Autor catalão, Jordi Lafebre já tem algumas obras publicadas em Portugal pela Arte de Autor, como Verões Felizes ou Apesar de Tudo. A primeira referência (em co-autoria com Zidrou) é uma série genial que mostra as nostálgicas e atribuladas viagens de carro em família para o local de férias. A segunda, é um fabuloso retrato de uma longa história de amor. Pegando nestes dois exemplos, a fasquia era alta para Sou o seu silêncio, e o resultado não desiludiu!

Eva Rojas, psicóloga na cidade de Barcelona, está num gabinete. O que não seria estranho dada a profissão da personagem, não fosse ela estar no lugar de paciente. É que dado algumas irregularidades, ela estará a ser avaliada, e claro que a conversa recai sobre os acontecimentos da última semana, sobretudo depois de referir ter visto um cadáver.

Eva terá sido chamada por uma das suas pacientes riquíssimas para a leitura de um testamento em vida, estando em jogo avultados valores em dinheiro, bem como uma empresa de produção de vinho. A visita à quinta da família começa com um encontro estranho com um suposto jardineiro que, afinal, não é menos do que o patriarca, o actual gestor da empresa que age como um poderoso e mulherengo déspota. A postura cria uma misto de sentimentos opostos em Eva e quando finalmente decide encontrar-se com ele na casa, a meio da noite, descobre o seu cadáver.

A partir daqui, o papel de Eva deixa de ser se psicóloga e espectadora, dedicando-se a investigar cada um dos familiares ricaços, tentando perceber traços psicológicos e reunir pistas para o que realmente estará a acontecer. Para além da morte, existem sinais de que algo na empresa estará menos regular.

A história é mirabolante. Por um lado, Eva é uma personagem pouco linear e instável, assombrada pelos fantasmas da sua própria família e, bipolar. Esta combinação irá originar um relato curioso, por vezes cómico e inusitado, onde os episódios rocambolescos se sucedem, causando interesse e envolvimento por parte do leitor.

Ao longo da narrativa, alguns detalhes sobre Eva são explorados, percebendo-se que ouve, constantemente, as vozes das familiares que a educaram – todas mulheres, fortes e determinadas, que se afastaram dos homens, por trauma ou decisão. Para além das vozes, há um facto concreto que vai sendo subentendido ao longo da narrativa para se materializar em algo concreto e que tem um elevado impacto em Eva.

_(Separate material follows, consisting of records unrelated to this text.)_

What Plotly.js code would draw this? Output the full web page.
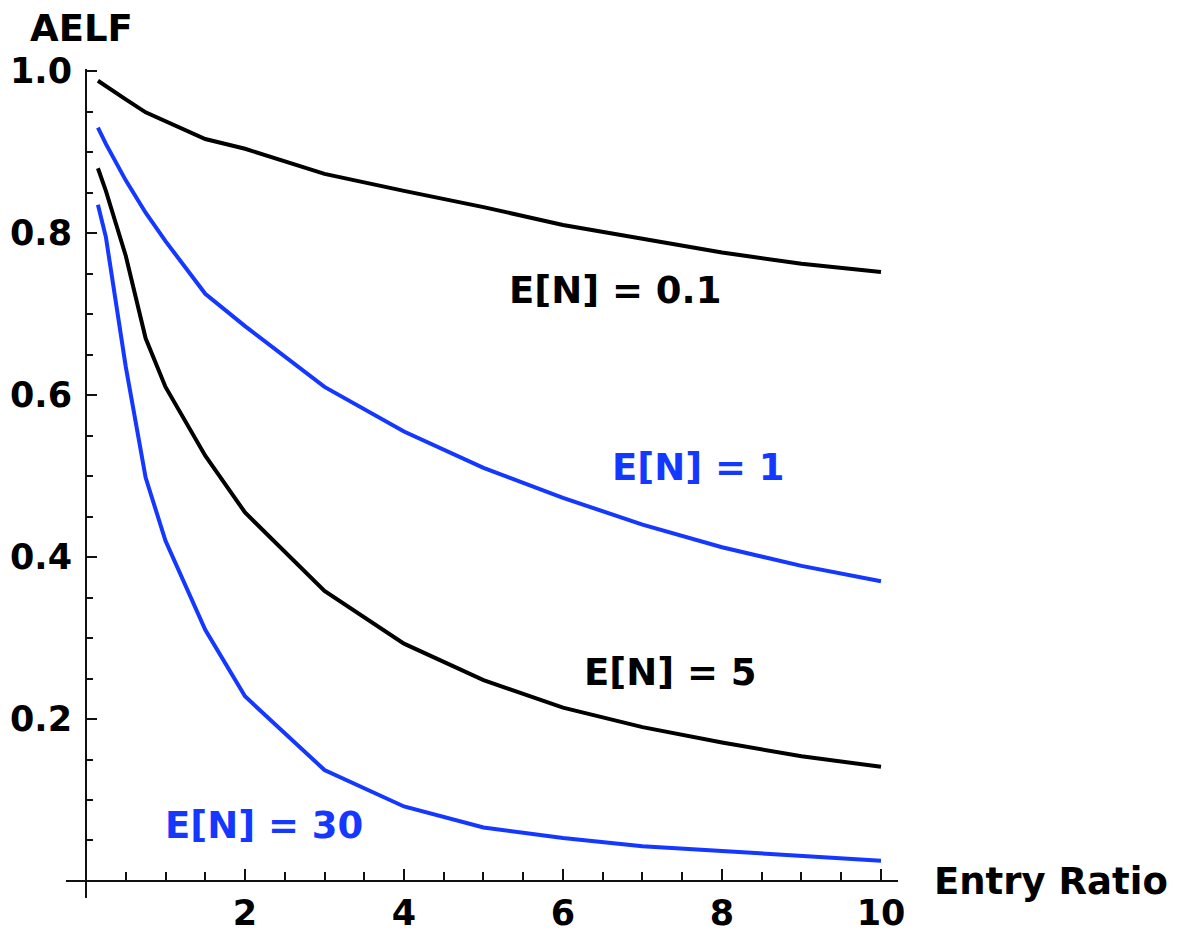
<!DOCTYPE html>
<html>
<head>
<meta charset="utf-8">
<script src="https://cdn.plot.ly/plotly-3.0.1.min.js"></script>
<style>html,body{margin:0;padding:0;background:#fff;}#chart{width:1178px;height:932px;}</style>
</head>
<body>
<div id="chart"></div>
<script>
// Entry ratio sample points
const entryRatio = [0.15, 0.25, 0.5, 0.75, 1, 1.5, 2, 3, 4, 5, 6, 7, 8, 9, 10];
// AELF values per E[N]
const aelfEN01 = [0.988, 0.981, 0.965, 0.949, 0.938, 0.916, 0.904, 0.873, 0.852, 0.832, 0.810, 0.793, 0.776, 0.762, 0.752];
const aelfEN1  = [0.930, 0.910, 0.865, 0.825, 0.790, 0.725, 0.685, 0.610, 0.555, 0.510, 0.473, 0.440, 0.412, 0.389, 0.370];
const aelfEN5  = [0.880, 0.852, 0.772, 0.670, 0.610, 0.525, 0.455, 0.358, 0.293, 0.248, 0.214, 0.190, 0.171, 0.154, 0.141];
const aelfEN30 = [0.835, 0.795, 0.635, 0.498, 0.420, 0.310, 0.228, 0.137, 0.092, 0.066, 0.053, 0.043, 0.037, 0.031, 0.025];

const seriesLabels = ["E[N] = 0.1", "E[N] = 1", "E[N] = 5", "E[N] = 30"];
const xTicks = [2, 4, 6, 8, 10];
const xTickText = ["2", "4", "6", "8", "10"];
const yTicks = [0.2, 0.4, 0.6, 0.8, 1.0];
const yTickText = ["0.2", "0.4", "0.6", "0.8", "1.0"];
const xMinor = [0.5, 1, 1.5, 2.5, 3, 3.5, 4.5, 5, 5.5, 6.5, 7, 7.5, 8.5, 9, 9.5];
const yMinor = [0.05, 0.1, 0.15, 0.25, 0.3, 0.35, 0.45, 0.5, 0.55, 0.65, 0.7, 0.75, 0.85, 0.9, 0.95];

const BLUE = "#1438ff";
const BLACK = "#000000";
const FONT = "DejaVu Sans, Verdana, sans-serif";

function tr(y, color) {
  return {x: entryRatio, y: y, type: "scatter", mode: "lines",
    line: {color: color, width: 4}, hoverinfo: "skip", showlegend: false};
}
const data = [tr(aelfEN01, BLACK), tr(aelfEN1, BLUE), tr(aelfEN5, BLACK), tr(aelfEN30, BLUE)];

const labFont = (c) => ({family: FONT, size: 37, color: c, weight: "bold"});
const base = {showarrow: false, xanchor: "center", yanchor: "middle"};
const annotations = [
  {xref: "x", yref: "y", x: 6.65, y: 0.729, text: seriesLabels[0], font: labFont(BLACK)},
  {xref: "x", yref: "y", x: 7.70, y: 0.510, text: seriesLabels[1], font: labFont(BLUE)},
  {xref: "x", yref: "y", x: 7.35, y: 0.258, text: seriesLabels[2], font: labFont(BLACK)},
  {xref: "x", yref: "y", x: 2.24, y: 0.069, text: seriesLabels[3], font: labFont(BLUE)},
  {xref: "paper", yref: "paper", x: 0.0192, y: 1.049, text: "AELF", font: labFont(BLACK)},
  {xref: "paper", yref: "paper", x: 1.184, y: 0.0195, text: "Entry Ratio", font: labFont(BLACK)}
].map(a => Object.assign({}, base, a));

const layout = {
  width: 1178, height: 932,
  margin: {l: 66, r: 280, t: 69, b: 34, pad: 0},
  paper_bgcolor: "#fff", plot_bgcolor: "#fff",
  showlegend: false,
  xaxis: {
    range: [-0.2516, 10.214], anchor: "free", position: 17/829,
    showgrid: false, zeroline: false, showline: true, linecolor: "#111", linewidth: 2,
    tickmode: "array", tickvals: xTicks, ticktext: xTickText,
    ticks: "inside", ticklen: 11, tickwidth: 2, tickcolor: "#111",
    tickfont: {family: FONT, size: 35, color: "#000", weight: "bold"},
    ticklabelstandoff: 1,
    minor: {tickmode: "array", tickvals: xMinor, ticks: "inside", ticklen: 8, tickwidth: 2, tickcolor: "#111", showgrid: false}
  },
  yaxis: {
    range: [-0.021, 1.0025], anchor: "free", position: 20/832,
    showgrid: false, zeroline: false, showline: true, linecolor: "#111", linewidth: 2,
    tickmode: "array", tickvals: yTicks, ticktext: yTickText,
    ticks: "inside", ticklen: 10, tickwidth: 2, tickcolor: "#111",
    tickfont: {family: FONT, size: 35, color: "#000", weight: "bold"},
    ticklabelstandoff: 6,
    minor: {tickmode: "array", tickvals: yMinor, ticks: "inside", ticklen: 6, tickwidth: 2, tickcolor: "#111", showgrid: false}
  },
  annotations: annotations
};

Plotly.newPlot("chart", data, layout, {staticPlot: true, displayModeBar: false});
</script>
</body>
</html>
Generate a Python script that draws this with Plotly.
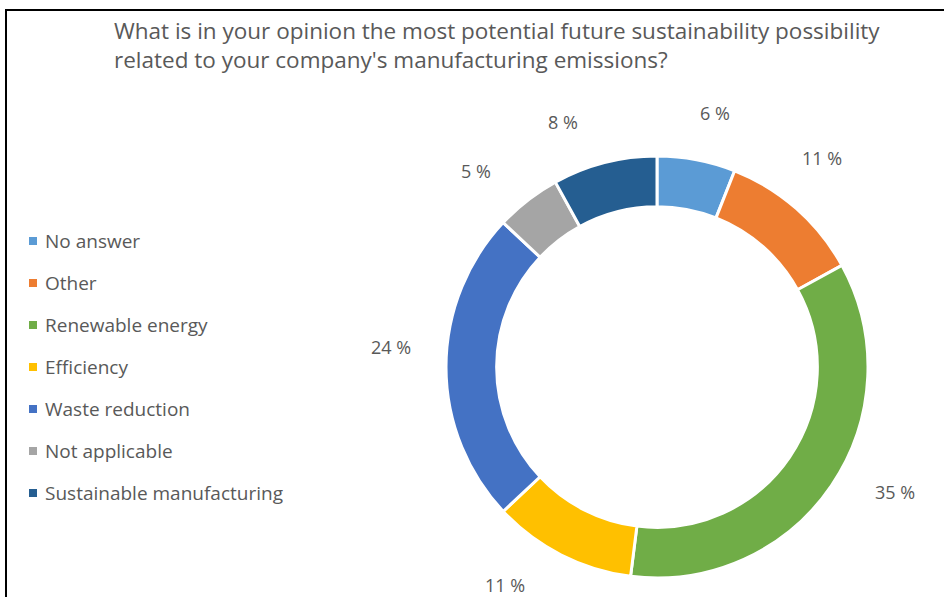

Assombrada pela própria família (que lhe dão vários conselhos), Eva interessa-se pela história da família da sua paciente, sendo que cada membro parece possuir traços muito característicos e estereotipados, com personalidades que parecem uma reprodução da família olímpica dos deuses – facto que a própria refere na sua consulta com o psicólogo que a avalia.

Num primeiro nível, a narrativa apresenta a investigação de um crime. Mas para além dessa componente, mais óbvia, é impossível não comparar o retrato das duas famílias, enquanto se exploram as circunstâncias mentais da própria Eva. A investigação criminal vai dar espaço para dar espaço para expor alguns dos seus traumas e sintomas, havendo um exemplo concreto com a sua reacção ao estar exposta a um cadáver.

As peculiaridades das várias personagens contribuem para criar empatia e envolvimento, numa caracterização que já vimos em outros trabalhos do autor e que funciona muito bem. A par com as peculiaridades, o volume apresenta um desenho expressivo e irrepreensível, fabuloso na oscilação de perspectivas e apresentação de expressões faciais e corporais.

Dadas as características das personagens, a narrativa apresenta momentos bizarros e mirabolantes, simultaneamente estranhos e divertidos, conferindo uma aura leve e envolvente que não é típica numa investigação criminal. Até a própria doença de Eva é apresentada sob uma perspectiva curiosa e excêntrica.

Talvez o defeito do volume esteja na progressão da narrativa, com um final mais apressado, em que alguns episódios parecem mais compactos e dando menos espaço para a história respirar e se processar alguns factos. Talvez esta progressão mais compacta tenha como objectivo o criar de tensão, mas a meu ver, não funcionou totalmente.

Sou o seu silêncio é um livro formidável. Jordi Lafebre consegue pegar numa premissa comum (uma investigação criminal de um ricaço que vem causar tumulto às heranças) mas consegue conferir-lhe contornos muito próprios. Até porque, no final, a história é muito mais do que a investigação, explorando a doença mental e as interacções familiares.